Quelle déception pour Romain d’Astéries lorsqu’il découvre qu’il n’est pas affecté à l’académie de Guyane mais à celle de… Clermont-Ferrand ! Lui qui rêvait de descendre le Maroni en pirogue et de tracer son chemin dans la jungle à coups de machette, il va être servi ! Loin de laisser ce malentendu tuer dans l’oeuf toutes ses velléités de transformer l’Education Nationale, il se dédie corps et âme à la mise en place d’innovations pédagogiques, à l’interdisciplinarité et à sortir des sentiers battus dans lesquels la directrice de l’établissement auvergnat aurait bien aimé qu’il reste. Il a beau de couvrir de ridicule, il finit quand même par faire un sacré coup d’éclat, et par comprendre qu’il n’y a peut-être pas que l’étranger qui compte dans la vie…
Cet antihéros snob au possible imaginé par Clément Bénech m’a beaucoup amusée, avec ses grands idéaux sur l’ouverture à l’autre, lui qui est incapable de s’intéresser un tant soi peu à ce coin perdu de la France où le destin l’a fait échouer.
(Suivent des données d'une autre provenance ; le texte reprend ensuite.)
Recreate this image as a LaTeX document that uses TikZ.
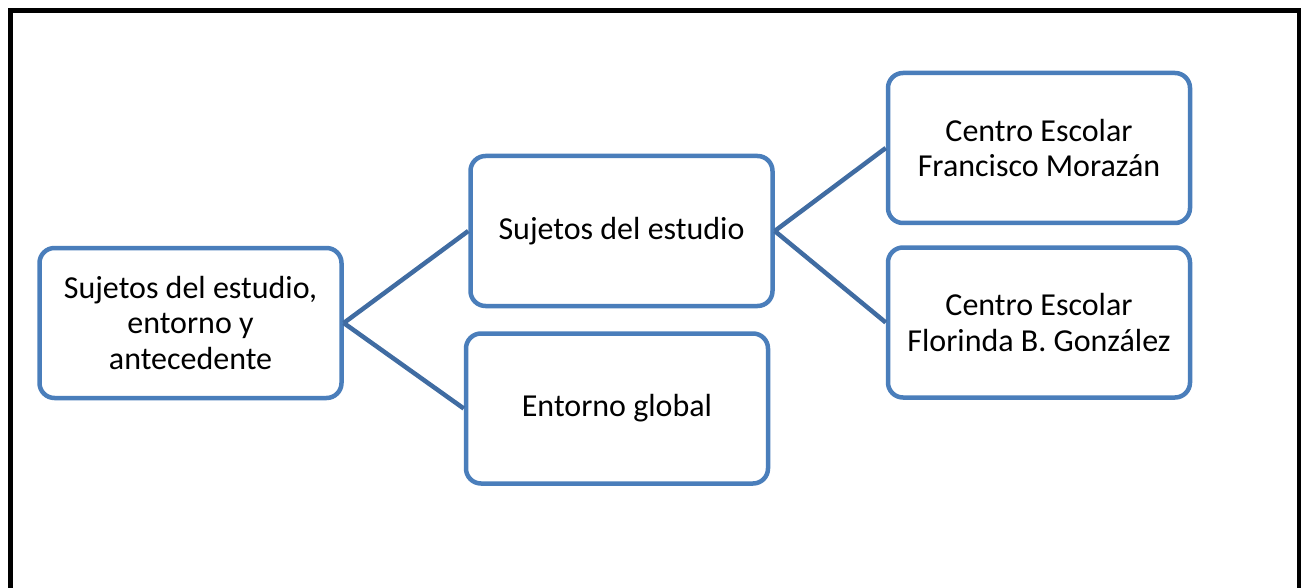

Obnubilé par son envie d’ailleurs, il ne se rend même pas compte de son détestable comportement – et on rigole bien quand deux frères d’origine roumaine décident de le prendre à son propre jeu. Il faut dire qu’on se tient les côtes pendant une bonne partie de ce roman fantaisiste où tout est pensé pour nous faire rire du personnage principal, dont les réflexions aberrantes ne sont finalement qu’un reflet de ce qu’on entend souvent dans les milieux aisés, intellectuels et urbains.
C’est amusant de voir comment un petit récit comme celui-ci, tout en étant sacrément divertissant, peut nous amener à prendre un peu de recul sur nous-mêmes, à réévaluer ce qui se trouve sous notre nez et à questionner les courants de pensée parfois bêtement « innovants ». Exercice réussi donc pour Clément Bénech qui signe ici un roman intelligent et très agréable à lire.
Issu d’une lignée d’architectes et d’ingénieurs bordelais, Romain d’Astéries a décidé de rompre avec la tradition familiale. Pour lui, ce sera l’enseignement. Et qu’on ne lui parle pas de Bordeaux, c’est en Guyane que le futur professeur a demandé son affectation : il pourra explorer là-bas des pédagogies nouvelles, en toute liberté, loin des siens comme du rigorisme des programmes officiels. Mais un bug du logiciel de l’Éducation nationale l’expédie finalement en Auvergne, dans un petit collège de campagne. Sa soif d’exotisme et de nouveauté y rencontrera de nombreux obstacles, à commencer par ses collègues et ses élèves, déroutés par ses méthodes d’enseignement révolutionnaires et son obstination à vouloir les ouvrir au monde, pour leur faire rencontrer l’altérité. Et si l’autre, c’était tout simplement lui ?
Avec ce quatrième roman, Clément Bénech signe une comédie sur les aventures d’un jeune enseignant idéaliste, lointain cousin de Don Quichotte.
– Bon, mon vieux, la suite du sketch… Je suis allé dîner avec le père Grange. Un vague plat régional, pas mauvais… Mais le bonhomme lui-même, typique ! Il rapportait tout à son village, à sa cuisine, à sa région.. L’Auvergne par-ci, l’Auvergne par-là… Mes recommandations, mes dépliants… Avec ces gens, c’est toujours « mes racines, ma maison, ma cuisine », et jamais les racines, la maison, la cuisine de l’autre. Penses-tu qu’il en aurait profité pour s’intéresser à la Guyane, non ! Toujours cette France qui s’enorgueillit – et rien au-delà de son ruisseau, de sa vallée… Le regard commence par soi, toujours. Et la curiosité, dans tout ça ? Bon, ce sont dix mois à tirer ici. Puis grandes vacances, et je débarque à Cayenne ! Après quoi, peut-être Mayotte, la Réunion… et enfin les lycées français de l’étranger. La vie est longue ! Et la nuit promet de l’être aussi.